ES 6.2.4 How to find out which nodes are offline

Hi Team,

What is the recommended way to find out which nodes in the cluster are offline using the rest API?

In Kibana monitoring I can see which nodes are offline but I am not sure how Kibana actually determines that - does it do a comparison between a previously known list of nodes?

Cheers,

Hi,

You can find the number of active nodes by querying GET /_nodes/stats in the Kibana console or from the following rest end point - http://ip:9200/_nodes/stats

Thanks, my impression was GET _nodes/stats only shows nodes that are up and not those that are down? Also, from the JSON returned, do I have to look at the processs.timestamp key and figure out when it was up last - how do I determine that the node is down from the JSON?

That's true.
I believe that Monitoring stores the fact that a node has been seen then if the node does not report statistics after a while to the monitoring cluster then its considered as down.

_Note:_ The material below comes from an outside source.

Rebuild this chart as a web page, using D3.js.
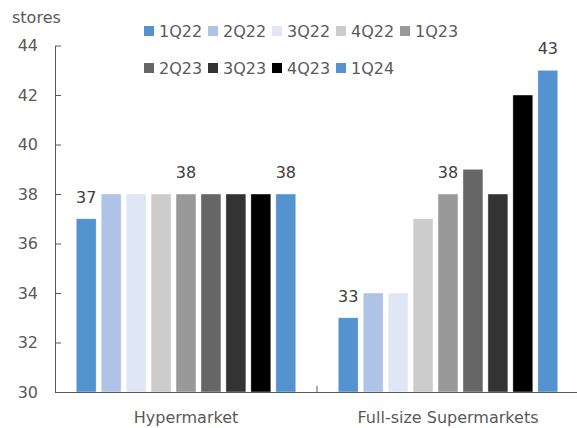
<!DOCTYPE html>
<html>
<head>
<meta charset="utf-8">
<script src="https://cdn.jsdelivr.net/npm/d3@7"></script>
<style>
  html, body { margin: 0; padding: 0; background: #fff; }
  svg { display: block; }
  svg text { font-family: "DejaVu Sans", Verdana, sans-serif; }
</style>
</head>
<body>
<svg id="chart" width="577" height="428"></svg>
<script>
// Store counts by format and quarter
const categories = ["Hypermarket", "Full-size Supermarkets"];
const quarters = ["1Q22", "2Q22", "3Q22", "4Q22", "1Q23", "2Q23", "3Q23", "4Q23", "1Q24"];
const hypermarket = [37, 38, 38, 38, 38, 38, 38, 38, 38];
const supermarkets = [33, 34, 34, 37, 38, 39, 38, 42, 43];
const quarterColors = ["#5592d0", "#aec3e6", "#dfe6f6", "#cccccc", "#999999", "#666666", "#333333", "#000000", "#5592d0"];
const labelledQuarters = ["1Q22", "1Q23", "1Q24"];
const yTicks = [30, 32, 34, 36, 38, 40, 42, 44];
const unitLabel = "stores";

const seriesByCategory = [hypermarket, supermarkets];
const rows = categories.map((c, i) => ({
  category: c,
  values: quarters.map((q, j) => ({ quarter: q, value: seriesByCategory[i][j] }))
}));

const svg = d3.select("#chart");
const axisColor = "#595959";
const textColor = "#595959";
const labelColor = "#404040";
const fontSize = 16;

const plot = { left: 55, right: 579, top: 45.5, bottom: 392 };

const x0 = d3.scaleBand().domain(categories).range([plot.left, plot.right]).paddingInner(0).paddingOuter(0);
const x1 = d3.scaleBand().domain(quarters).range([0, x0.bandwidth()]).paddingInner(0.2).paddingOuter(0.85);
const y = d3.scaleLinear().domain([30, 44]).range([plot.bottom, plot.top]);
const color = d3.scaleOrdinal().domain(quarters).range(quarterColors);

// Bars
const groups = svg.append("g").selectAll("g")
  .data(rows).join("g")
  .attr("transform", d => `translate(${x0(d.category)},0)`);

groups.selectAll("rect")
  .data(d => d.values).join("rect")
  .attr("x", d => x1(d.quarter))
  .attr("y", d => y(d.value))
  .attr("width", x1.bandwidth())
  .attr("height", d => y(30) - y(d.value))
  .attr("fill", d => color(d.quarter))
  .attr("stroke", "#ffffff")
  .attr("stroke-width", 0.6)
  .attr("stroke-opacity", 0.7);

// Value labels on selected quarters
groups.selectAll("text.value")
  .data(d => d.values.filter(v => labelledQuarters.includes(v.quarter))).join("text")
  .attr("class", "value")
  .attr("x", d => x1(d.quarter) + x1.bandwidth() / 2)
  .attr("y", d => y(d.value) - 16)
  .attr("text-anchor", "middle")
  .attr("font-size", fontSize)
  .attr("fill", labelColor)
  .text(d => d.value);

// Y axis with inward ticks
const yAxis = svg.append("g")
  .attr("transform", `translate(${plot.left},0)`)
  .call(d3.axisLeft(y).tickValues(yTicks).tickFormat(d3.format("d")).tickSizeInner(-6).tickSizeOuter(0).tickPadding(17))
  .attr("font-family", null)
  .attr("font-size", fontSize);
yAxis.select(".domain").attr("stroke", axisColor);
yAxis.selectAll(".tick line").attr("stroke", axisColor);
yAxis.selectAll(".tick text").attr("fill", textColor);

// X axis: category labels
const xAxis = svg.append("g")
  .attr("transform", `translate(0,${plot.bottom})`)
  .call(d3.axisBottom(x0).tickSize(0).tickPadding(20))
  .attr("font-family", null)
  .attr("font-size", fontSize);
xAxis.select(".domain").attr("stroke", axisColor);
xAxis.selectAll(".tick text").attr("fill", textColor);

// X axis: tick marks at category boundaries
const boundaries = categories.map(c => x0(c) + x0.bandwidth());
svg.append("g").selectAll("line")
  .data(boundaries).join("line")
  .attr("x1", d => d).attr("x2", d => d)
  .attr("y1", plot.bottom).attr("y2", plot.bottom - 6)
  .attr("stroke", axisColor);

// Unit label
svg.append("text")
  .attr("x", 12).attr("y", 23)
  .attr("font-size", fontSize).attr("fill", textColor)
  .text(unitLabel);

// Legend
const legend = svg.append("g").selectAll("g")
  .data(quarters).join("g")
  .attr("transform", (d, i) => `translate(${144 + (i % 5) * 64},${26 + Math.floor(i / 5) * 37})`);
legend.append("rect")
  .attr("width", 10).attr("height", 10)
  .attr("fill", d => color(d));
legend.append("text")
  .attr("x", 15).attr("y", 10.5)
  .attr("font-size", fontSize).attr("fill", textColor)
  .text(d => d);
</script>
</body>
</html>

I did not check the code though.

1 Like

I ran into the same problem a few years ago: There is nothing in GET _nodes/stats telling you if a node has dropped out of the cluster. And Kibana monitoring will only show the node (in gray) for the duration of the selected Time Range (1 hour by default), after that it will be gone from Kibana surveillance too, until it rejoins the cluster.

My solution was to create a simple cluster deployment configuration, which I found useful for other things too (such as full cluster restarts), in which I list all the nodes that should be in a particular cluster. Then a monitoring script uses this configuration when checking _nodes/stats and reports if a node is missing. This requires a bit of scripting but is a straight forward job for a programmer.

1 Like

Thanks David and Bernt!

We have the same approach and have a config file as well that lists out all the nodes that are supposed to be running (with their settings/attributes) which I was planning to use to do the comparison with GET _cat/nodes (which also only shows members that are up).

Just wanted to check that I'm not going the more complicated way before I implement the above - thanks guys for giving me the confidence :smile: .

1 Like

This topic was automatically closed 28 days after the last reply. New replies are no longer allowed.